En vista de tal estado de cosas, decidió agilizar sus gestiones. Un lunes por la mañana, después de una noche de constante conflagración con los muelles del sofá, acudió a un par de oficinas, hizo cola ante un funcionario asomado a su ventanilla y hasta le quedó tiempo para adquirir en un quiosco un periódico deportivo y un par de revistas del corazón. Para el camino, les dijo a los de casa cuando llegó a despedirse. Su mujer le acompañó hasta la puerta, como hacía siempre con el de la compañía de la luz cuando venía a tomar la lectura del contador, no por ser amable sino para que no hurtara algún jarrón del pasillo.
Pues bueno, dijo ella. Y él se vio con ánimo de intentar un atrevimiento: ¿No me rascarías un poquito ahí donde me gustaba tanto?, preguntó.
Ay, hombre, ahora, que tengo las manos pringadas de sofrito.
Lo entendió. Se despidió con mucha prudencia hasta la próxima y bajó andando las escaleras porque ya tendría tiempo allí donde se dirigía de utilizar el ascensor.

2 de mayo de 2006

Es más fácil darse de baja de la Iglesia que de Vodafone



* Apreciada señora: Con fecha de hoy y atendiendo a su petición, hemos procedido a registrar vuestra baja como fiel de la Iglesia Católica. Atentamente, Jaume Riera Rius, Provicario general.

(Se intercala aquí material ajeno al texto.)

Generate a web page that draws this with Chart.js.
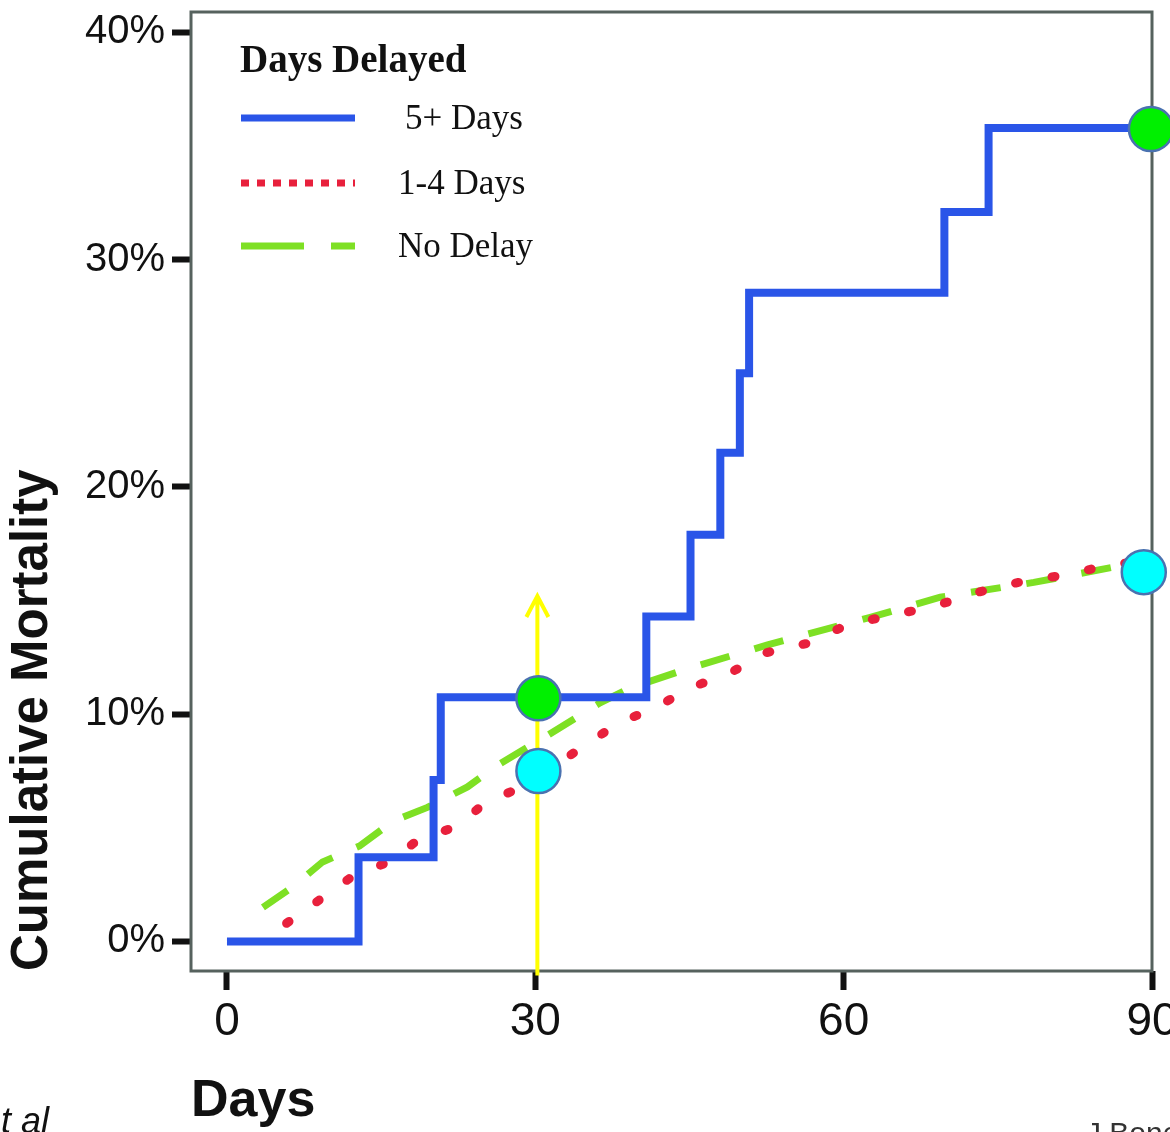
<!DOCTYPE html>
<html lang="en">
<head>
<meta charset="UTF-8">
<title>Cumulative Mortality by Days Delayed</title>
<style>
  body { margin: 0; background: #fff; }
  .chartBox { width: 1170px; height: 1132px; }
</style>
</head>
<body>
<div class="chartBox"><canvas id="myChart"></canvas></div>
<script src="https://cdn.jsdelivr.net/npm/chart.js"></script>
<script>
// days after injury / cumulative mortality (%)
const delay5Days = [0, 12.8, 20.1, 20.8, 40.8, 45.1, 48.0, 49.9, 50.8, 69.8, 74.1, 90];
const delay5Pct  = [0, 3.7, 7.1, 10.75, 14.3, 17.9, 21.5, 25.0, 28.55, 32.1, 35.8, 35.8];

const delay14Days = [5.8, 8.9, 12.0, 15.7, 18.4, 22.5, 25.1, 28.7, 31.9, 35.1, 38.0, 41.8, 45.0, 48.9, 52.4, 56.3, 60.2, 64.5, 68.5, 72.9, 77.0, 81.8, 85.7, 89.9];
const delay14Pct  = [0.8, 1.8, 2.8, 3.5, 4.4, 5.1, 6.1, 6.8, 7.75, 8.7, 9.6, 10.3, 11.15, 11.8, 12.7, 13.1, 13.9, 14.35, 14.7, 15.35, 15.8, 16.15, 16.55, 16.8];

const noDelayDays = [3.5, 6.4, 9.3, 12.9, 16.2, 19.5, 23.4, 26.3, 31.3, 36.3, 39.2, 44.8, 52.6, 62.5, 69.4, 78.5, 86.6, 89.5];
const noDelayPct  = [1.5, 2.4, 3.5, 4.2, 5.3, 5.9, 6.8, 7.75, 9.1, 10.5, 11.15, 12.0, 13.05, 14.25, 15.15, 15.8, 16.5, 16.7];

// highlighted points and the arrow at day 30
const markerDays   = [30.3, 30.3, 89.9, 89.2];
const markerPct    = [10.7, 7.5, 35.75, 16.25];
const markerColors = ['#00f000', '#00ffff', '#00f000', '#00ffff'];
const arrowDay  = 30.2;
const arrowFrom = -1.5;
const arrowTo   = 15.2;

const xTicks = [0, 30, 60, 90];
const yTicks = [0, 10, 20, 30, 40];
const legendTitle = 'Days Delayed';

const SANS = '"Liberation Sans", Arial, sans-serif';
const SERIF = '"Liberation Serif", "Times New Roman", serif';

const pts = (xs, ys) => xs.map((x, i) => ({ x: x, y: ys[i] }));

const legendPlugin = {
  id: 'daysLegend',
  afterDraw(chart) {
    const ctx = chart.ctx;
    ctx.save();
    ctx.fillStyle = '#111';
    ctx.textAlign = 'left';
    ctx.textBaseline = 'alphabetic';
    ctx.font = 'bold 39px ' + SERIF;
    ctx.fillText(legendTitle, 240, 72);

    const rows = [118, 183, 246];
    const textX = [405, 398, 398];
    ctx.font = '35px ' + SERIF;
    chart.data.datasets.filter(d => d.sampleDash).forEach((d, i) => {
      const y = rows[i];
      ctx.save();
      ctx.strokeStyle = d.borderColor;
      ctx.lineWidth = d.sampleWidth;
      ctx.lineCap = 'butt';
      ctx.setLineDash(d.sampleDash);
      ctx.beginPath();
      ctx.moveTo(241, y);
      ctx.lineTo(355, y);
      ctx.stroke();
      ctx.restore();
      ctx.textBaseline = 'middle';
      ctx.fillText(d.label, textX[i], y + 2);
    });

    // cut-off slide text at the page edges
    ctx.textBaseline = 'alphabetic';
    ctx.textAlign = 'right';
    ctx.font = 'italic 36px ' + SANS;
    ctx.fillText('et al', 49, 1133);
    ctx.textAlign = 'left';
    ctx.font = '30px ' + SANS;
    ctx.fillStyle = '#333';
    ctx.fillText('J Bone Joint Surg', 1086, 1143);
    ctx.restore();
  }
};

const framePlugin = {
  id: 'frame',
  beforeDatasetsDraw(chart) {
    const { ctx, chartArea: a } = chart;
    ctx.save();
    ctx.strokeStyle = '#56625e';
    ctx.lineWidth = 3;
    ctx.strokeRect(a.left, a.top, a.right - a.left, a.bottom - a.top);
    ctx.restore();
  },
  afterDatasetDraw(chart, args) {
    if (args.index !== 1) return;
    const ctx = chart.ctx;
    const x = chart.scales.x.getPixelForValue(arrowDay);
    const y0 = chart.scales.y.getPixelForValue(arrowFrom);
    const y1 = chart.scales.y.getPixelForValue(arrowTo);
    ctx.save();
    ctx.strokeStyle = '#ffff00';
    ctx.lineWidth = 4;
    ctx.beginPath();
    ctx.moveTo(x, y0);
    ctx.lineTo(x, y1);
    ctx.moveTo(x - 11, y1 + 21);
    ctx.lineTo(x, y1);
    ctx.lineTo(x + 11, y1 + 21);
    ctx.stroke();
    ctx.restore();
  }
};

const ctx = document.getElementById('myChart').getContext('2d');
const myChart = new Chart(ctx, {
  type: 'line',
  data: {
    datasets: [{
      label: 'markers',
      data: pts(markerDays, markerPct),
      showLine: false,
      pointRadius: 22,
      pointBackgroundColor: markerColors,
      pointBorderColor: '#4a72b0',
      pointBorderWidth: 2.5,
      clip: false
    }, {
      label: '5+ Days',
      data: pts(delay5Days, delay5Pct),
      stepped: 'before',
      borderColor: '#2a55e8',
      borderWidth: 8,
      pointRadius: 0,
      borderJoinStyle: 'miter',
      sampleDash: [],
      sampleWidth: 7
    }, {
      label: '1-4 Days',
      data: pts(delay14Days, delay14Pct),
      borderColor: '#e8203c',
      borderWidth: 9,
      borderDash: [3, 34],
      borderCapStyle: 'round',
      pointRadius: 0,
      sampleDash: [8, 8],
      sampleWidth: 7
    }, {
      label: 'No Delay',
      data: pts(noDelayDays, noDelayPct),
      borderColor: '#7ee024',
      borderWidth: 7,
      borderDash: [30, 26],
      pointRadius: 0,
      sampleDash: [63, 27],
      sampleWidth: 7
    }]
  },
  options: {
    responsive: true,
    maintainAspectRatio: false,
    animation: false,
    layout: { autoPadding: false, padding: { top: 12, right: 18, left: 0, bottom: 0 } },
    plugins: { legend: { display: false }, tooltip: { enabled: false } },
    scales: {
      x: {
        type: 'linear',
        min: -3.5,
        max: 90,
        afterBuildTicks: s => { s.ticks = xTicks.map(v => ({ value: v })); },
        afterFit: s => { s.height = 161; s.paddingLeft = 0; s.paddingRight = 0; },
        border: { display: false },
        grid: { drawOnChartArea: false, tickLength: 19, tickWidth: 6, tickColor: '#111' },
        ticks: { padding: 5, color: '#111', autoSkip: false, maxRotation: 0, font: { family: SANS, size: 46 }, callback: v => v },
        title: { display: true, text: 'Days', align: 'start', color: '#111', padding: { top: 0, bottom: 4 }, font: { family: SANS, size: 52, weight: 'bold', lineHeight: 1 } }
      },
      y: {
        min: -1.3,
        max: 40.9,
        afterBuildTicks: s => { s.ticks = yTicks.map(v => ({ value: v })); },
        afterFit: s => { s.width = 191; s.paddingTop = 0; s.paddingBottom = 0; },
        border: { display: false },
        grid: { drawOnChartArea: false, tickLength: 19, tickWidth: 6, tickColor: '#111' },
        ticks: { padding: 7, color: '#111', font: { family: SANS, size: 40 }, callback: v => v + '%' },
        title: { display: true, text: 'Cumulative Mortality', align: 'start', color: '#111', padding: { top: 7, bottom: 0 }, font: { family: SANS, size: 51, weight: 'bold', lineHeight: 1 } }
      }
    }
  },
  plugins: [legendPlugin, framePlugin]
});
</script>
</body>
</html>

En la entrada del día 13 de abril, Jueves santo, anuncié el principio de esta historia. El desenlace llega tan rápido que no sé si alegrarme o sentirme defraudada por lo deliciosos capítulos intermedios, que han brillado por su ausencia. En fin.


** Y sí, para quienes no lo supierais aún, mi nombre oficial es esa cosa folclórica y rimbombante.